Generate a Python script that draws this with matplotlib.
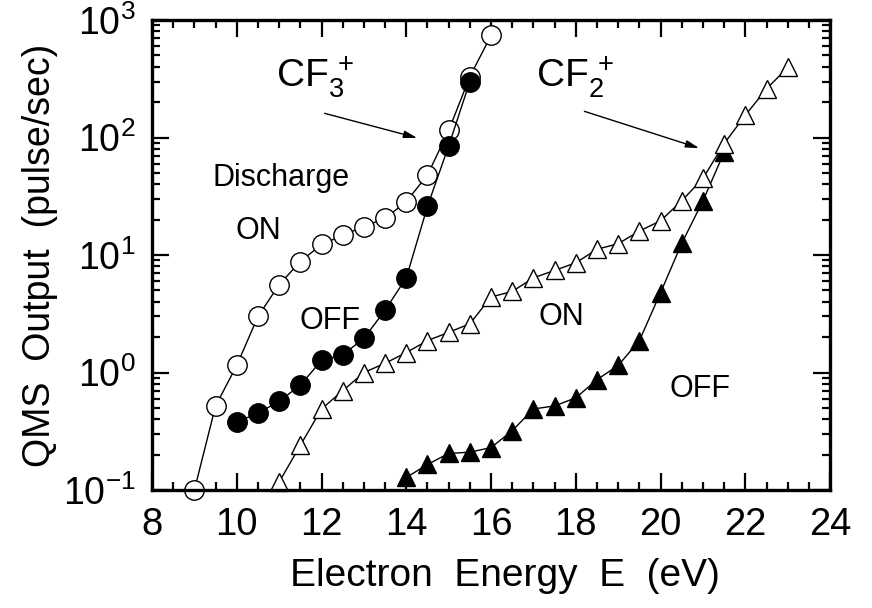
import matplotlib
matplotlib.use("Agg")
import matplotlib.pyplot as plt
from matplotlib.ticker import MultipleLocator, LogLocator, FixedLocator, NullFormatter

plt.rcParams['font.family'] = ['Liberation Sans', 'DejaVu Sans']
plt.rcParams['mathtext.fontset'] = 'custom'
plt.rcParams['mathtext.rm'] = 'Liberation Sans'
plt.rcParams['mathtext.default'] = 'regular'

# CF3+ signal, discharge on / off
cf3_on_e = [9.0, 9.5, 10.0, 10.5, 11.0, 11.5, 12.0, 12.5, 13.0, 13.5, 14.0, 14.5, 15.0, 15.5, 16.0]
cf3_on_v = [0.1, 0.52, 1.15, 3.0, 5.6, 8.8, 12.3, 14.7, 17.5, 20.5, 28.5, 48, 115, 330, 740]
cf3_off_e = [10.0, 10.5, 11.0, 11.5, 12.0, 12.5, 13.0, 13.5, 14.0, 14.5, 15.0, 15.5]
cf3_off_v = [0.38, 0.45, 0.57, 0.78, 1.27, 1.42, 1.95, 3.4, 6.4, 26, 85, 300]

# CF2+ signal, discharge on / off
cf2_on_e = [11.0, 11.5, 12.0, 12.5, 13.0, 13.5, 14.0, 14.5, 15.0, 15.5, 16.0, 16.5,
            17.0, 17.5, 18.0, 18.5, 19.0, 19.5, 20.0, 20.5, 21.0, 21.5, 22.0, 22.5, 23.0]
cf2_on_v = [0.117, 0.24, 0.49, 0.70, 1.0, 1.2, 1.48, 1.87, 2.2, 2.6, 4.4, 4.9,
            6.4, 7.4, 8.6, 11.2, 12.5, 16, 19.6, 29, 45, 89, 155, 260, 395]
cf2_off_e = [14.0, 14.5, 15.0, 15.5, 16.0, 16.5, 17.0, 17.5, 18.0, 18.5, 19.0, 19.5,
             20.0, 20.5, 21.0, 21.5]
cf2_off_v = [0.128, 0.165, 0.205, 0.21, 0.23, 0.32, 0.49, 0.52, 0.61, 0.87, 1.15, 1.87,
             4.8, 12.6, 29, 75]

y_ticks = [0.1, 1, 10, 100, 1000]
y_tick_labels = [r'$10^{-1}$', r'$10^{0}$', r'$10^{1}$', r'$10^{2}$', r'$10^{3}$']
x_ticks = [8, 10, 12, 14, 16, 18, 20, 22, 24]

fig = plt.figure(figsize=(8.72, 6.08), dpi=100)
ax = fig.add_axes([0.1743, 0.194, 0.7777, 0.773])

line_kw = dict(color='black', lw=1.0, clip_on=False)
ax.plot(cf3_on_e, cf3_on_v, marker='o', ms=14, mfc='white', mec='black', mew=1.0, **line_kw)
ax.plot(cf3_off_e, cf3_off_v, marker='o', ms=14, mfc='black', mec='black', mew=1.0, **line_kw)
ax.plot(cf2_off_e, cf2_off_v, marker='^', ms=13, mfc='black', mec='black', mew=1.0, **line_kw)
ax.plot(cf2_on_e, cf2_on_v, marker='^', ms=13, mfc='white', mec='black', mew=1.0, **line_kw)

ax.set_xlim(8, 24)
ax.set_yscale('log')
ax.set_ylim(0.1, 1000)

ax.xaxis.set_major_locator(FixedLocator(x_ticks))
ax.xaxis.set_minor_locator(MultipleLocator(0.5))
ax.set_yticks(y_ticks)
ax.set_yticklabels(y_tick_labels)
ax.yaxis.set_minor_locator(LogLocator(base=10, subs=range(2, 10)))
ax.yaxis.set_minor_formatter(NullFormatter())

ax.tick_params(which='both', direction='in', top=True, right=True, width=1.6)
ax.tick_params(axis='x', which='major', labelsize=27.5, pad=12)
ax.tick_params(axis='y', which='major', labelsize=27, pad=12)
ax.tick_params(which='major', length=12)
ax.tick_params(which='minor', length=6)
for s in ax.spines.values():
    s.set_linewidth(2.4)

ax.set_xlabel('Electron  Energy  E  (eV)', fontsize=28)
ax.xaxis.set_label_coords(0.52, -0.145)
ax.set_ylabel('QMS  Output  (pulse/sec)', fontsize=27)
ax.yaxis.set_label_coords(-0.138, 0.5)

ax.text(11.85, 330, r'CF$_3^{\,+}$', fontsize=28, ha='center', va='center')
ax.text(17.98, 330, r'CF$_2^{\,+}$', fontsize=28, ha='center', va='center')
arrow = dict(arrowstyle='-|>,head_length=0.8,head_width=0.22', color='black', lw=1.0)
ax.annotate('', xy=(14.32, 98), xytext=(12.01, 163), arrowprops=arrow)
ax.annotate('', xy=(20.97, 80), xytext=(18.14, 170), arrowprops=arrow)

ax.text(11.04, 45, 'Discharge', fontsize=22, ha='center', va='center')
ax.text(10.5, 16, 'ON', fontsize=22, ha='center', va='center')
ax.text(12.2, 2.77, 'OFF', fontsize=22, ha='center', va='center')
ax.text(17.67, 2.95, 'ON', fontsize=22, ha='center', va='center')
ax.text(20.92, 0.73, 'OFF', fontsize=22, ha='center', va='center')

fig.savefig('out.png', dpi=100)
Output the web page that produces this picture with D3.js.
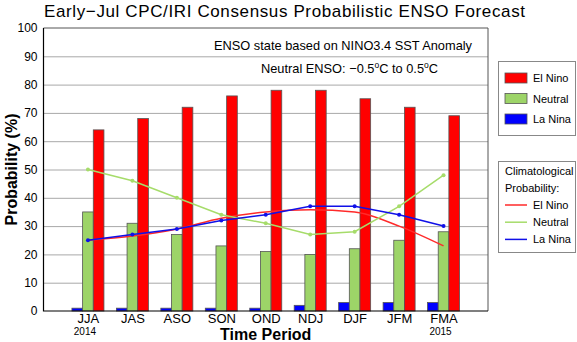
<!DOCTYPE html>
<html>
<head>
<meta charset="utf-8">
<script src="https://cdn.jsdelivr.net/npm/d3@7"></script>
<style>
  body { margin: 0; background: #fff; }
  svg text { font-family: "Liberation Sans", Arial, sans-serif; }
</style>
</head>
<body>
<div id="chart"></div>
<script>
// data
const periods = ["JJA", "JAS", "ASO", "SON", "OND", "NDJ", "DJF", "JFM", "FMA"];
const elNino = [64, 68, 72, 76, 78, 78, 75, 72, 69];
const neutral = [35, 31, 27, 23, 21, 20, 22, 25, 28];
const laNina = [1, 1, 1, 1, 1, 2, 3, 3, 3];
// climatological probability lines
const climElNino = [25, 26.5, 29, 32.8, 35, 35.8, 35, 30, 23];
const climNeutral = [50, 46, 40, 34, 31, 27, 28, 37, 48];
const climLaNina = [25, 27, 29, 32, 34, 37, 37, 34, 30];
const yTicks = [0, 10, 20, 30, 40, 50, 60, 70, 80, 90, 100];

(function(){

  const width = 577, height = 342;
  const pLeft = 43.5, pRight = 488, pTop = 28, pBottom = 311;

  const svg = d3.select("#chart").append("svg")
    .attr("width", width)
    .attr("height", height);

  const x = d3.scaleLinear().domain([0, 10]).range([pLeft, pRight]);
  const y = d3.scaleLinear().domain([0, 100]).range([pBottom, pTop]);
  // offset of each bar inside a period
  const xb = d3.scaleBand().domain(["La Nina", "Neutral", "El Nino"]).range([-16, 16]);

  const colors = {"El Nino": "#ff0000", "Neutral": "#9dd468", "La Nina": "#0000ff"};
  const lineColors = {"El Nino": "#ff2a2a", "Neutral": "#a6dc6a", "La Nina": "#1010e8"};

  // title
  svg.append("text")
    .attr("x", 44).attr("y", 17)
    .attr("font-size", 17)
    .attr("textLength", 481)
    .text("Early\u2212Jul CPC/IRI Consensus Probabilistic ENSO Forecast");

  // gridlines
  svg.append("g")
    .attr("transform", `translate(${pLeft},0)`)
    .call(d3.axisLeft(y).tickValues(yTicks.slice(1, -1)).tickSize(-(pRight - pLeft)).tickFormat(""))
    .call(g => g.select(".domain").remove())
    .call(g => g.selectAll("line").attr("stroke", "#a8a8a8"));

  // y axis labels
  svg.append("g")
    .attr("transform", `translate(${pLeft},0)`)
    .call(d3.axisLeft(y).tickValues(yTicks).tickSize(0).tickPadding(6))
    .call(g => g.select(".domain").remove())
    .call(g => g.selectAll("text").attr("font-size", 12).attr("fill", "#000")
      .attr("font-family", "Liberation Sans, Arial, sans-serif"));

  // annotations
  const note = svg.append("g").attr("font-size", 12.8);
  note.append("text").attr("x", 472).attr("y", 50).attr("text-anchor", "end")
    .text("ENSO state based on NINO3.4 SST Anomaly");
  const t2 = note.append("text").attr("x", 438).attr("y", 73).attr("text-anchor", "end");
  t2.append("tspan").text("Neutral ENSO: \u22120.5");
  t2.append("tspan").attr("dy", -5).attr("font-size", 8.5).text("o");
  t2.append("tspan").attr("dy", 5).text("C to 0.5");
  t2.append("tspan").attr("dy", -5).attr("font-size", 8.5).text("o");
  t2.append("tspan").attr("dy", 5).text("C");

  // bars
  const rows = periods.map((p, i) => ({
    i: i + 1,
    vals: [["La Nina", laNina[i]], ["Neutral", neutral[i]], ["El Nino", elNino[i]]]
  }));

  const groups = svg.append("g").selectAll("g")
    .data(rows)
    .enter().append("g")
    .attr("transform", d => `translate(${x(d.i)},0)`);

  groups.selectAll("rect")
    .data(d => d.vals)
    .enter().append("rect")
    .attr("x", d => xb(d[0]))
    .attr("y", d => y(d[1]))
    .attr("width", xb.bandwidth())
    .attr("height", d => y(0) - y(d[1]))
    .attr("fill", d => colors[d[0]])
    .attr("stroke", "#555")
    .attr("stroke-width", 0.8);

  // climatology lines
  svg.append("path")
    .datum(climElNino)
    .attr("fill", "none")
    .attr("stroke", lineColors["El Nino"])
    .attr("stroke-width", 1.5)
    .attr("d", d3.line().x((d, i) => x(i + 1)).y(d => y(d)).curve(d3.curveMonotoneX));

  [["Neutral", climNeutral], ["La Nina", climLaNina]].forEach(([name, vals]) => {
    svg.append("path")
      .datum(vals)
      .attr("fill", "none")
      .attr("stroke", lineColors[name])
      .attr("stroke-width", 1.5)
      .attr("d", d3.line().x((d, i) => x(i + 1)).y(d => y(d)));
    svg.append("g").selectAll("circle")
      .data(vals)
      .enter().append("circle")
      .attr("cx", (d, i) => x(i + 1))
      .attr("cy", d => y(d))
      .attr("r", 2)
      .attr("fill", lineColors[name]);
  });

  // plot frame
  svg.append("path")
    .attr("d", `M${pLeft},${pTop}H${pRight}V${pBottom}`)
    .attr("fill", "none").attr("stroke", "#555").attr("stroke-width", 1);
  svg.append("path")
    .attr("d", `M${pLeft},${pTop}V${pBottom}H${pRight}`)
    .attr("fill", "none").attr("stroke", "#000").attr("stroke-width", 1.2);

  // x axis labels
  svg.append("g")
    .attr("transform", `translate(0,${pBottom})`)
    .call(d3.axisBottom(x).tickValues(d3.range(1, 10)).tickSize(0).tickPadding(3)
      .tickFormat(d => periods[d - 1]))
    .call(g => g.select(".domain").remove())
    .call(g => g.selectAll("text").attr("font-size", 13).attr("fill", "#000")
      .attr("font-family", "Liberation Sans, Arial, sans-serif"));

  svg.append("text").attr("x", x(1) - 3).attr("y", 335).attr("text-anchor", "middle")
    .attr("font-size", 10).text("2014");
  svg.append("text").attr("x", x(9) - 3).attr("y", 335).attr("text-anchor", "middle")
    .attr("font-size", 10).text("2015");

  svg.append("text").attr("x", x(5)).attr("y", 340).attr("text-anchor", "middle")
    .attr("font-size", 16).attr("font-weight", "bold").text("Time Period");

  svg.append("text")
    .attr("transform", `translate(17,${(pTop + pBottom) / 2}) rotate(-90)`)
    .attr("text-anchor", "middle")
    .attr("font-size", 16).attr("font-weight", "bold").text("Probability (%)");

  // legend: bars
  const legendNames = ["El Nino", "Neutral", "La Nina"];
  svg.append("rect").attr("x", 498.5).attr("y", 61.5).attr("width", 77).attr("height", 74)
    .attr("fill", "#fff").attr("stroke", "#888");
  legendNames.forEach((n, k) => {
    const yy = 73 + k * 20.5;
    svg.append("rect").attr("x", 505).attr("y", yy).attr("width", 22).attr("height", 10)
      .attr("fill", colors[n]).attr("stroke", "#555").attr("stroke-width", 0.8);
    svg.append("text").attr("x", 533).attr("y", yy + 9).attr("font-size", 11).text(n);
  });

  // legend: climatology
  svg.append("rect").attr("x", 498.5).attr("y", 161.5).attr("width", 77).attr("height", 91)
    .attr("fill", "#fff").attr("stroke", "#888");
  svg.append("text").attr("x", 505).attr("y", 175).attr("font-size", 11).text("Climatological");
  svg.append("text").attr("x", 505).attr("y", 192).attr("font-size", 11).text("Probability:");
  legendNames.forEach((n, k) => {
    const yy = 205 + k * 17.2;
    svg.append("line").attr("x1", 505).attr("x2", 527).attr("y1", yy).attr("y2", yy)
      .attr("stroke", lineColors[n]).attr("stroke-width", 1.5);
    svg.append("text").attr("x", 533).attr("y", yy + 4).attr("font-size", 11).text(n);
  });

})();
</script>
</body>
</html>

Direction:
Quote, please, every line of the material above from its start through the line that has "from matplotlib.ticker import", reproducing the words exactly and dropping any images.

Exercise answer:
Generate a Python script that draws this with matplotlib.
import matplotlib
matplotlib.use("Agg")
import matplotlib.pyplot as plt
from matplotlib.ticker import MultipleLocator, LogLocator, FixedLocator, NullFormatter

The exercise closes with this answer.